Yesterday, I was my (step) daughter-in-law's sidecar companion (along side my granddaughter--her daughter). We went to get her daughter jazz shoes, we took her to build a bear, we shopped in Lane Bryant. We went to 2 grocery stores. Compared to my aunt's company, the banter was light. . . but it was oh so relaxing. Refreshing. Surprisingly blood pressure lowering. I can't say why. . . just the pleasure and good feelings of someone wanting you to be there by their side.
When I was in college, I had friends I met at the laundry mat, where we shared pizza hanging out waiting for the clothes to finish. These are the friends you miss the most when you are away from them. Once when I was feeling particularly friendless, I told Hubby I wanted to put an ad in the paper that said, "Wanted one friend who lives within 15 minutes of my house who will hang out with me as we do laundry."
It might be my deep feelings about woven lives that drew me to the story of Amoskeag here in Manchester, NH. Amoskeag is both the name of the falls on the Merrimack River and the name of the mills that ran for 100 years and whose looms were powered by the falls. A dam and canals were built; water was channeled right through cylindrical brick waterways (called penstocks) that ran through the buildings where their flow moved turbines that powered many gears and belts that moved the loom parts. It was amazingly and beautifully intricate. I learned all this by going to the Millyard Museum with Hubby on Friday.
Besides the weaving of the buildings, with the water, and the trains, the lives of the workers had to be interwoven. The mills were basically the whole town. There were multiple buildings for mills and a mechanic shop to keep everything working smoothly and train tracks all round the buildings. And there was family housing for people who worked in the mills--interestingly called "corporations." And many of the other businesses in town came strictly to serve the people who worked in the mills.
I felt like I had a glimpse into their lives--like seeing inside people's homes when you drive or walk by on a dark night. Photos give you the image of folks walking to their particular numbered buildings to start the work day. Multiple family members worked in the mills (This was before child labor laws.).
They talk about the noise of the mills and how people had to shout or lip read. . . they must have worked together like bees--all knowing what to do with one purpose, day after day.
And of course, it was likely often too much closeness. . .but the fact that the workers often came with a common purpose--for a new adventure, leaving their farms or their homelands, looking for new friends, had to have bonded them in some way, connecting them despite their diverse cultures.
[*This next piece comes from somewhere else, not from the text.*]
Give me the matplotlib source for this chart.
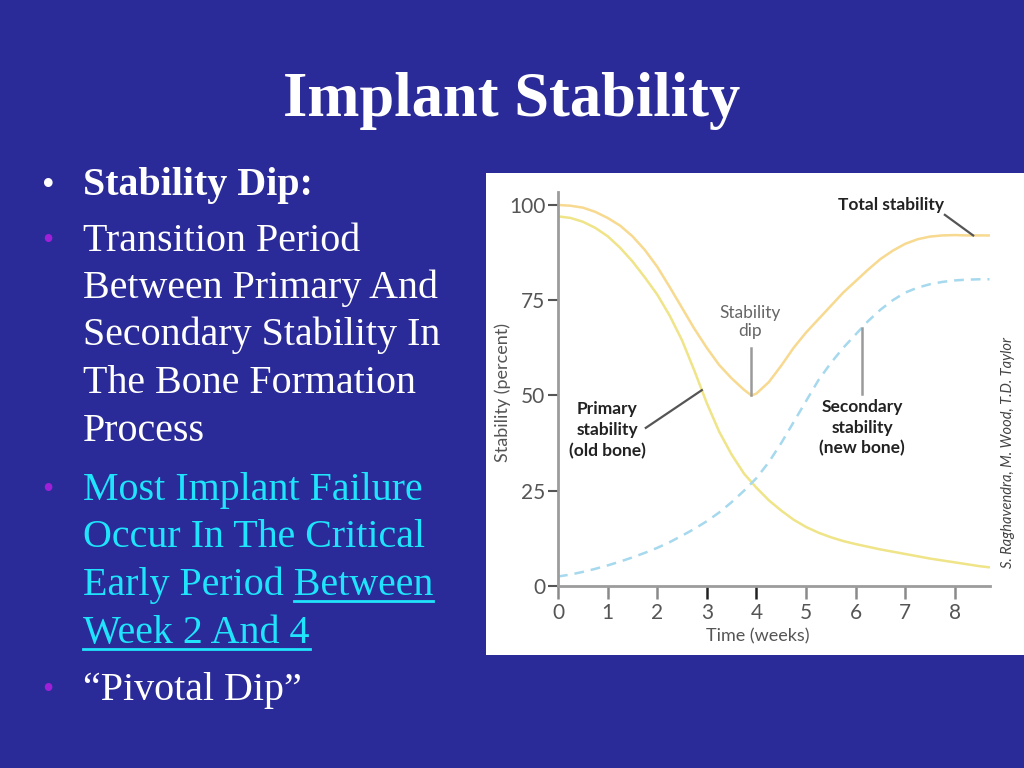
import numpy as np
import matplotlib
matplotlib.use("Agg")
import matplotlib.pyplot as plt
from matplotlib.patches import Rectangle
from matplotlib.lines import Line2D

plt.rcParams.update({"lines.scale_dashes": False})

# --- data --------------------------------------------------------------------
weeks = [0, 0.25, 0.5, 0.75, 1.0, 1.25, 1.5, 1.75, 2.0, 2.25, 2.5, 2.75, 3.0,
         3.25, 3.5, 3.75, 4.0, 4.25, 4.5, 4.75, 5.0, 5.25, 5.5, 5.75, 6.0,
         6.25, 6.5, 6.75, 7.0, 7.25, 7.5, 7.75, 8.0, 8.25, 8.5, 8.7]
primary = [97.0, 96.6, 95.6, 94.0, 91.8, 88.8, 85.2, 81.0, 76.5, 71.0, 64.5,
           56.5, 48.0, 40.5, 34.5, 29.5, 25.8, 22.5, 19.8, 17.4, 15.5, 14.0,
           12.8, 11.8, 11.0, 10.3, 9.6, 9.0, 8.4, 7.8, 7.2, 6.7, 6.2, 5.7,
           5.2, 4.9]
secondary = [2.5, 3.0, 3.7, 4.5, 5.4, 6.4, 7.5, 8.7, 10.0, 11.5, 13.2, 15.0,
             17.0, 19.3, 22.0, 25.0, 28.3, 32.5, 37.5, 43.0, 48.5, 54.0, 58.5,
             62.5, 66.0, 69.5, 72.5, 75.0, 77.0, 78.3, 79.2, 79.8, 80.2, 80.4,
             80.5, 80.5]
total_weeks = [0, 0.25, 0.5, 0.75, 1.0, 1.25, 1.5, 1.75, 2.0, 2.25, 2.5, 2.75,
               3.0, 3.25, 3.5, 3.75, 3.9, 4.0, 4.25, 4.5, 4.75, 5.0, 5.25,
               5.5, 5.75, 6.0, 6.25, 6.5, 6.75, 7.0, 7.25, 7.5, 7.75, 8.0,
               8.25, 8.5, 8.7]
total = [100.0, 99.8, 99.3, 98.2, 96.6, 94.6, 91.8, 88.2, 83.8, 78.5, 73.0,
         67.5, 62.5, 58.0, 54.5, 51.5, 50.0, 50.5, 53.5, 57.8, 62.5, 66.5,
         70.0, 73.5, 77.0, 80.0, 83.0, 85.8, 88.0, 89.8, 91.0, 91.7, 92.0,
         92.1, 92.0, 92.0, 92.0]
x_ticks = [0, 1, 2, 3, 4, 5, 6, 7, 8]
y_ticks = [0, 25, 50, 75, 100]

BG = "#2a2a98"
CYAN = "#1fe4fb"
PURPLE = "#a020d8"
GREY = "#555555"
CHART_FONT = ["Lato", "DejaVu Sans"]
SERIF = ["Liberation Serif", "DejaVu Serif"]

fig = plt.figure(figsize=(10.24, 7.68), dpi=100)
fig.patch.set_facecolor(BG)


def fx(px):
    return px / 1024


def fy(py):
    return 1 - py / 768


# white panel holding the chart
fig.add_artist(Rectangle((fx(486), fy(655)), fx(1024 - 486), (655 - 173) / 768,
                         transform=fig.transFigure, facecolor="white",
                         edgecolor="none", zorder=-1))

# --- slide text --------------------------------------------------------------
fig.text(fx(512), fy(116), "Implant Stability", ha="center", va="baseline",
         fontsize=45, fontweight="bold", color="white", family=SERIF)

lines = [
    ("Stability Dip:", 195, "white", "bold", "w"),
    ("Transition Period", 251, "white", "normal", "p"),
    ("Between Primary And", 298, "white", "normal", None),
    ("Secondary Stability In", 345, "white", "normal", None),
    ("The Bone Formation", 393, "white", "normal", None),
    ("Process", 441, "white", "normal", None),
    ("Most Implant Failure", 500, CYAN, "normal", "p"),
    ("Occur In The Critical", 547, CYAN, "normal", None),
    ("Early Period Between", 595, CYAN, "normal", None),
    ("Week 2 And 4", 643, CYAN, "normal", None),
    ("\u201cPivotal Dip\u201d", 700, "white", "normal", "p"),
]
texts = {}
for s, base, col, wt, bullet in lines:
    texts[s] = fig.text(fx(83), fy(base), s, ha="left", va="baseline",
                        fontsize=28.8, fontweight=wt, color=col, family=SERIF)
    if bullet == "w":
        fig.text(fx(48), fy(base), "\u2022", ha="center", va="baseline",
                 fontsize=26, color="white", family=SERIF)
    elif bullet == "p":
        fig.text(fx(48), fy(base - 2), "\u2022", ha="center", va="baseline",
                 fontsize=23, color=PURPLE, family=SERIF)

# underlines under "Between" and "Week 2 And 4"
r = fig.canvas.get_renderer()
probe = fig.text(0, 0, "Between", fontsize=28.8, family=SERIF)
w_between = probe.get_window_extent(r).width
probe.remove()
bb = texts["Early Period Between"].get_window_extent(r)
fig.add_artist(Line2D([fx(bb.x1 - w_between), fx(bb.x1)], [fy(601), fy(601)],
                      transform=fig.transFigure, color=CYAN, lw=2))
bb = texts["Week 2 And 4"].get_window_extent(r)
fig.add_artist(Line2D([fx(bb.x0), fx(bb.x1)], [fy(649), fy(649)],
                      transform=fig.transFigure, color=CYAN, lw=2))

# --- chart -------------------------------------------------------------------
ax = fig.add_axes([fx(558), fy(586), fx(990 - 558), (586 - 192) / 768])
ax.set_facecolor("white")
ax.plot(total_weeks, total, color="#f7d990", lw=1.8, solid_capstyle="round")
ax.plot(weeks, primary, color="#efe488", lw=1.8, solid_capstyle="round")
ax.plot(weeks, secondary, color="#a6d9ee", lw=1.8, dashes=(7, 5))

ax.set_xlim(0, 8.71)
ax.set_ylim(0, 103.4)
for side in ("top", "right"):
    ax.spines[side].set_visible(False)
for side in ("left", "bottom"):
    ax.spines[side].set_color("#9c9c9c")
    ax.spines[side].set_linewidth(2.0)
ax.set_xticks(x_ticks)
ax.set_yticks(y_ticks)
ax.set_xticklabels([str(v) for v in x_ticks], family=CHART_FONT)
ax.set_yticklabels([str(v) for v in y_ticks], family=CHART_FONT)
ax.tick_params(axis="y", direction="out", length=7, width=1.5, color="#555555",
               pad=2, labelsize=15, labelcolor=GREY)
ax.tick_params(axis="x", direction="out", length=9, width=1.8, color="#8a8a8a",
               pad=3, labelsize=15, labelcolor=GREY)
for i in (3, 4):
    ax.xaxis.get_major_ticks()[i].tick1line.set_markeredgecolor("#222222")

ax.set_xlabel("Time (weeks)", family=CHART_FONT, fontsize=13, color=GREY)
ax.xaxis.set_label_coords(0.463, -0.127)
ax.xaxis.label.set_va("center")
ax.set_ylabel("Stability (percent)", family=CHART_FONT, fontsize=13, color=GREY)
ax.yaxis.set_label_coords(-0.127, 0.49)
ax.yaxis.label.set_va("center")

# annotations and leader lines
bold = dict(family=CHART_FONT, fontsize=12.5, fontweight="bold",
            color="#222222", ha="center", va="center", linespacing=1.35)
ax.text(6.71, 100.0, "Total stability", **bold)
ax.plot([7.80, 8.37], [97.4, np.interp(8.37, total_weeks, total)],
        color="#555555", lw=1.6)

dip_x = total_weeks[int(np.argmin(total))]
ax.text(3.87, 69.3, "Stability\ndip", family=CHART_FONT, fontsize=12.5,
        color="#666666", ha="center", va="center", linespacing=1.1)
ax.plot([dip_x, dip_x], [62.5, min(total)], color="#9a9a9a", lw=1.8)

ax.text(6.13, 41.5, "Secondary\nstability\n(new bone)", **bold)
ax.plot([6.13, 6.13], [50.5, np.interp(6.13, weeks, secondary)],
        color="#9a9a9a", lw=1.8)

ax.text(0.99, 40.9, "Primary\nstability\n(old bone)", **bold)
ax.plot([1.77, 2.9], [41.5, np.interp(2.9, weeks, primary)],
        color="#555555", lw=1.6)

fig.text(fx(1008), fy(452), "S. Raghavendra, M. Wood, T.D. Taylor",
         rotation=90, ha="center", va="center", family=CHART_FONT,
         fontsize=10.5, style="italic", color="#444444")

fig.savefig("out.png", dpi=100, facecolor=BG)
Here's how it was described in the museum:
"Amoskeag millyard resembled a small medieval city complete with towers, moats, and gates. By 1915 a graceful arch of standardized brick buildings formed an unbroken mile long facade along the curve of the river, creating a model of visual unity."
The glimpse into my family's lives warms my soul and makes me feel connected. The glimpse into the lives of people at Amoskeag, long dead, fires my intellectual creativity thinking about all the interweaving--not only the fabric they wove, or the penstocks that wove their buildings to the river, but also their lives with the company and the workers to each other.